John Lewis in Birmingham

Birmingham City Jail docket showing the arrests of John Lewis and other Freedom Riders, May 17, 1961

By Jim Baggett | Central Library

John Lewis, the congressman and civil rights icon whom the nation is mourning this week, was arrested more than 40 times. Such is the life of an activist.

One of those arrests happened in Birmingham.

On May 17, 1961, three days after the first group of Freedom Riders were attacked and beaten at the Birmingham bus station, Lewis and eight other students arrived in Birmingham as the second wave of the Freedom Rides. The Birmingham police took the students into “protective custody” and put them in the jail. The students went on a hunger strike and sang spirituals to keep their morale up (and to irritate the jail guards). Apparently unsure of what to do with the students, Birmingham’s notorious police commissioner, Eugene “Bull” Connor, and five police officers loaded them into two cars and personally drove them back to Tennessee. Lewis sat in the back seat of Connor’s car, listening as fellow Freedom Rider Catherine Burks sat up front beside Connor, fearlessly bantering with the old segregationist. When they reached the Tennessee state line about 4:00 a.m., Connor left the Riders and their luggage by the side of the road.

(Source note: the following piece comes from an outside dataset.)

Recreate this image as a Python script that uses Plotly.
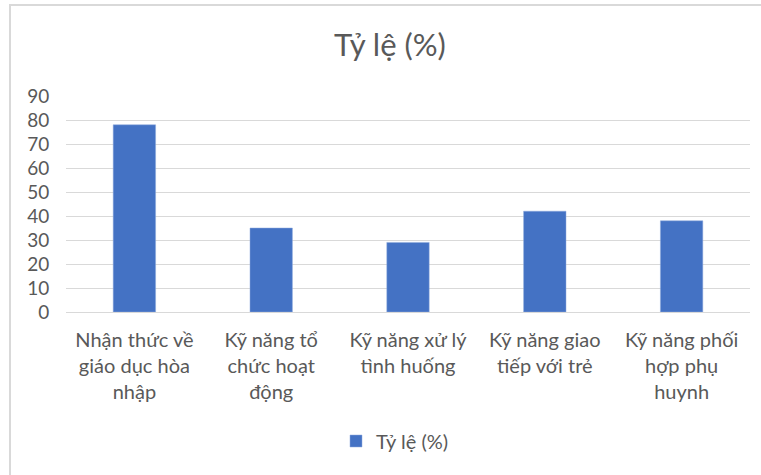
import plotly.graph_objects as go

categories = [
    "Nhận thức về<br>giáo dục hòa<br>nhập",
    "Kỹ năng tổ<br>chức hoạt<br>động",
    "Kỹ năng xử lý<br>tình huống",
    "Kỹ năng giao<br>tiếp với trẻ",
    "Kỹ năng phối<br>hợp phụ<br>huynh",
]
values = [78, 35, 29, 42, 38]
series_name = "Tỷ lệ (%)"
y_ticks = [0, 10, 20, 30, 40, 50, 60, 70, 80, 90]

FONT = "Lato"
TEXT = "#595959"

fig = go.Figure(
    go.Bar(
        x=categories,
        y=values,
        name=series_name,
        marker=dict(color="#4472C4", line=dict(color="#8FAADC", width=0.5)),
    )
)

W, H = 761, 475
L, R, T, B = 66, 11, 96, 163
pw, ph = W - L - R, H - T - B

def px_to_paper_x(px):
    return (px - L) / pw

def px_to_paper_y(py):
    return (H - B - py) / ph

fig.update_layout(
    width=W,
    height=H,
    margin=dict(l=L, r=R, t=T, b=B, autoexpand=False),
    paper_bgcolor="white",
    plot_bgcolor="white",
    font=dict(family=FONT, color=TEXT, size=20),
    title=dict(
        text="Tỷ lệ (%)",
        font=dict(family=FONT, size=31, color=TEXT),
        x=390 / W,
        xanchor="center",
        xref="container",
        y=1 - 45 / H,
        yanchor="middle",
        yref="container",
    ),
    bargap=0.69,
    showlegend=True,
    legend=dict(
        orientation="h",
        x=px_to_paper_x(395),
        xanchor="center",
        y=px_to_paper_y(441),
        yanchor="middle",
        font=dict(family=FONT, size=20, color=TEXT),
        itemwidth=30,
    ),
    xaxis=dict(
        showgrid=False,
        showline=False,
        ticks="outside",
        ticklen=10,
        tickcolor="rgba(0,0,0,0)",
        tickfont=dict(family=FONT, size=20, color=TEXT),
        tickangle=0,
        automargin=False,
    ),
    yaxis=dict(
        range=[0, 90],
        tickvals=y_ticks,
        showgrid=True,
        gridcolor="#D9D9D9",
        gridwidth=1,
        zeroline=True,
        zerolinecolor="#D9D9D9",
        zerolinewidth=1,
        showline=False,
        ticks="outside",
        ticklen=12,
        tickcolor="rgba(0,0,0,0)",
        tickfont=dict(family=FONT, size=19, color=TEXT),
        automargin=False,
    ),
    shapes=[
        dict(
            type="rect",
            xref="paper",
            yref="paper",
            x0=px_to_paper_x(10),
            x1=px_to_paper_x(790),
            y0=px_to_paper_y(520),
            y1=px_to_paper_y(5),
            line=dict(color="#D9D9D9", width=2),
            fillcolor="rgba(0,0,0,0)",
            layer="below",
        )
    ],
)

fig.write_html(
    "out.html",
    config={"displayModeBar": False},
    post_script="document.body.style.margin='0';document.body.style.overflow='hidden';",
)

Hitching rides with fellow activists, the Freedom Riders were back in Birmingham by lunchtime, then traveled to Montgomery and on to Jackson, Mississippi, where they were arrested and spent more than a month in jail.

The record of John Lewis’ Birmingham arrest, and the arrests of his fellow Freedom Riders, is preserved in the Birmingham Public Library Archives, along with approximately one million additional documents recording the history of Alabama’s African American freedom struggle.